The Orioles caught a break on the next play, when Boggs got a terrible jump off third on a grounder to second by Martinez, and Alomar threw him out at the plate. Williams stopped at second, Martinez reached first.
Parent and Erickson decided they wanted to pitch Fielder up and in, and Erickson threw the ball in far enough that Fielder made contact in the middle of the bat, rather than at the end of the barrel. But he got enough of it to drive it over the left-field wall, a three-run homer.
Strawberry followed with a tremendous homer to the Yankees' bullpen beyond left-center field, 448 feet, and the Orioles, in need of three straight victories against a team they'd beaten only four times all year, found themselves down six in the third.
"That's the only time this season," said left fielder Brady Anderson, "that when we got behind like that, it felt a little deflating. The way they got six runs was a little bit unusual. We wanted to jump out and get ahead."
Alomar said, "I don't think that [error] was why we lost the game. They just played better baseball than us I think [Erickson] left a few pitches up in the zone and they took advantage of it."

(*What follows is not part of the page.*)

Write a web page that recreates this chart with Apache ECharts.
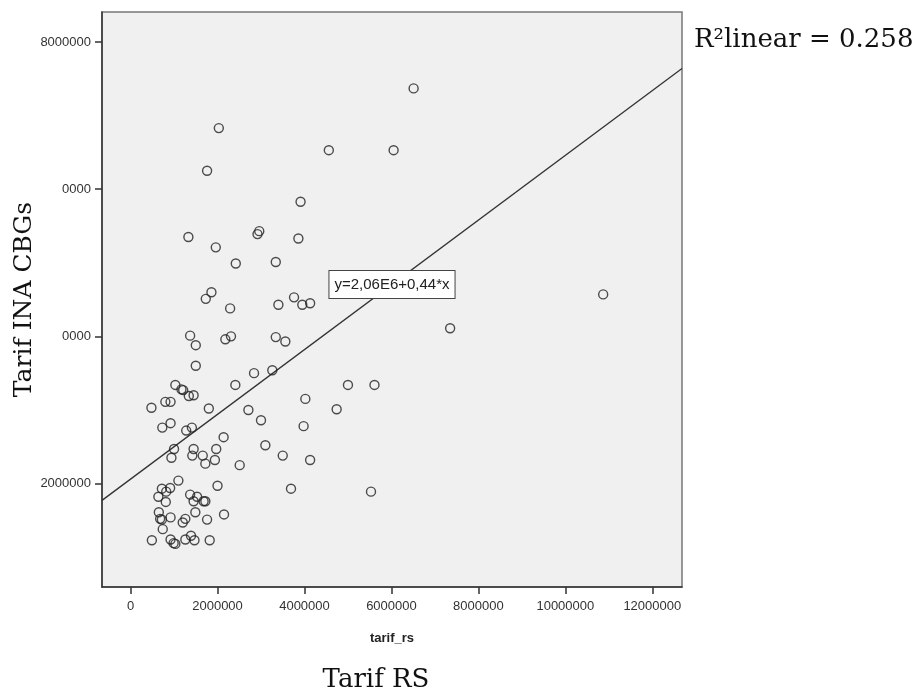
<!DOCTYPE html>
<html>
<head>
<meta charset="utf-8">
<style>
  html, body { margin: 0; padding: 0; background: #fff; }
  #main { width: 922px; height: 695px; }
</style>
<script src="https://cdn.jsdelivr.net/npm/echarts@6/dist/echarts.min.js"></script>
</head>
<body>
<div id="main"></div>
<script>
// tarif_rs (x) and Tarif INA CBGs (y)
const tarifRS = [
  6510000, 2030000, 4560000, 6050000, 1760000, 3910000, 1330000, 2960000, 2920000, 3860000,
  1960000, 2420000, 3340000, 1860000, 1730000, 2290000, 3400000, 3760000, 3950000, 4130000,
  1370000, 1500000, 2180000, 2310000, 3340000, 3560000, 1500000, 2840000, 3260000, 1030000,
  1170000, 1210000, 1340000, 1450000, 2410000, 5000000, 5610000, 480000, 800000, 920000,
  1800000, 2710000, 4020000, 4740000, 3000000, 730000, 920000, 1280000, 1410000, 3980000,
  2140000, 1000000, 940000, 1450000, 1420000, 1660000, 1970000, 1940000, 1720000, 3100000,
  3500000, 4130000, 2510000, 1100000, 720000, 820000, 910000, 640000, 810000, 1370000,
  1530000, 1450000, 1680000, 1720000, 2000000, 3690000, 5530000, 650000, 680000, 720000,
  920000, 1200000, 1260000, 1490000, 1760000, 2150000, 740000, 490000, 920000, 990000,
  1030000, 1260000, 1390000, 1470000, 1820000, 10870000, 7350000
];
const tarifINA = [
  7370000, 6830000, 6530000, 6530000, 6250000, 5830000, 5350000, 5430000, 5390000, 5330000,
  5210000, 4990000, 5010000, 4600000, 4510000, 4380000, 4430000, 4530000, 4430000, 4450000,
  4010000, 3880000, 3960000, 4000000, 3990000, 3930000, 3600000, 3500000, 3540000, 3340000,
  3280000, 3270000, 3190000, 3200000, 3340000, 3340000, 3340000, 3030000, 3110000, 3110000,
  3020000, 3000000, 3150000, 3010000, 2860000, 2760000, 2820000, 2720000, 2760000, 2780000,
  2630000, 2470000, 2350000, 2470000, 2380000, 2380000, 2470000, 2320000, 2270000, 2520000,
  2380000, 2320000, 2250000, 2040000, 1930000, 1890000, 1940000, 1820000, 1750000, 1850000,
  1820000, 1760000, 1760000, 1760000, 1970000, 1930000, 1890000, 1610000, 1520000, 1510000,
  1540000, 1470000, 1520000, 1610000, 1510000, 1580000, 1380000, 1230000, 1240000, 1190000,
  1180000, 1240000, 1290000, 1230000, 1230000, 4570000, 4110000
];

// fit line y = 2,06E6 + 0,44*x, end points at the plot edges
const fitX = [-657000, 12683000];
const fitY = [1771000, 7640500];

const xTicks = [0, 2000000, 4000000, 6000000, 8000000, 10000000, 12000000];
const xTickLabels = ['0', '2000000', '4000000', '6000000', '8000000', '10000000', '12000000'];
const yTicks = [2000000, 4000000, 6000000, 8000000];
const yTickLabels = ['2000000', '0000', '0000', '8000000'];

const points = tarifRS.map((x, i) => [x, tarifINA[i]]);
const fitLine = fitX.map((x, i) => [x, fitY[i]]);

const chart = echarts.init(document.getElementById('main'));

const tickFont = { fontFamily: 'Liberation Sans, Arial, sans-serif', fontSize: 13, color: '#333' };
const serif = '"DejaVu Serif", Georgia, serif';

const option = {
  animation: false,
  grid: {
    left: 102, right: 240, top: 12, bottom: 108,
    containLabel: false,
    outerBoundsMode: 'none',
    show: true, backgroundColor: '#f0f0f0', borderColor: '#777', borderWidth: 1.5
  },
  xAxis: {
    type: 'value',
    min: -657000,
    max: 12683000,
    name: 'tarif_rs',
    nameLocation: 'middle',
    nameGap: 45,
    nameMoveOverlap: false,
    nameTextStyle: { fontFamily: 'Liberation Sans, Arial, sans-serif', fontSize: 13, fontWeight: 'bold', color: '#222' },
    axisLine: { show: true, onZero: false, lineStyle: { color: '#333', width: 1.5 } },
    axisTick: { show: true, length: 7, customValues: xTicks, lineStyle: { color: '#333', width: 1.5 } },
    axisLabel: Object.assign({
      customValues: xTicks,
      margin: 13,
      formatter: (v) => xTickLabels[xTicks.indexOf(v)]
    }, tickFont),
    splitLine: { show: false }
  },
  yAxis: {
    type: 'value',
    min: 594000,
    max: 8408000,
    name: 'Tarif INA CBGs',
    nameLocation: 'middle',
    nameRotate: 90,
    nameGap: 65,
    nameMoveOverlap: false,
    nameTextStyle: { fontFamily: serif, fontSize: 25, color: '#111' },
    axisLine: { show: true, onZero: false, lineStyle: { color: '#333', width: 1.5 } },
    axisTick: { show: true, length: 7, customValues: yTicks, lineStyle: { color: '#333', width: 1.5 } },
    axisLabel: Object.assign({
      customValues: yTicks,
      margin: 11,
      formatter: (v) => yTickLabels[yTicks.indexOf(v)]
    }, tickFont),
    splitLine: { show: false }
  },
  series: [
    {
      type: 'scatter',
      data: points,
      symbol: 'circle',
      symbolSize: 9,
      itemStyle: { color: 'rgba(0,0,0,0)', borderColor: '#222', borderWidth: 1.4 },
      z: 3
    },
    {
      type: 'line',
      data: fitLine,
      showSymbol: false,
      silent: true,
      lineStyle: { color: '#333', width: 1.3 },
      z: 2
    }
  ],
  graphic: [
    {
      type: 'text',
      z: 10,
      style: {
        text: 'y=2,06E6+0,44*x',
        x: 392, y: 284.5,
        align: 'center', verticalAlign: 'middle',
        font: '15px "Liberation Sans", Arial, sans-serif',
        fill: '#222',
        backgroundColor: '#fff',
        borderColor: '#444',
        borderWidth: 1,
        padding: [5, 5],
        lineHeight: 17
      }
    },
    {
      type: 'text',
      style: {
        text: 'R²linear = 0.258',
        x: 694, y: 40,
        align: 'left', verticalAlign: 'middle',
        font: '26px ' + serif,
        fill: '#111'
      }
    },
    {
      type: 'text',
      style: {
        text: 'Tarif RS',
        x: 376, y: 680,
        align: 'center', verticalAlign: 'middle',
        font: '26px ' + serif,
        fill: '#111'
      }
    }
  ]
};

chart.setOption(option);
</script>
</body>
</html>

For three innings after that, the stunned Orioles tried to right themselves, but as they had done in games 3 and 4, they swung at pitches out of the strike zone. Yankees starter Andy Pettitte, who didn't allow a hit until the fourth inning, needed only 100 pitches to throw eight innings, only 58 of those strikes -- and he surrendered only one walk.
"When we were ahead in the count," said Parent, "we expanded the strike zone. We were a little bit too aggressive."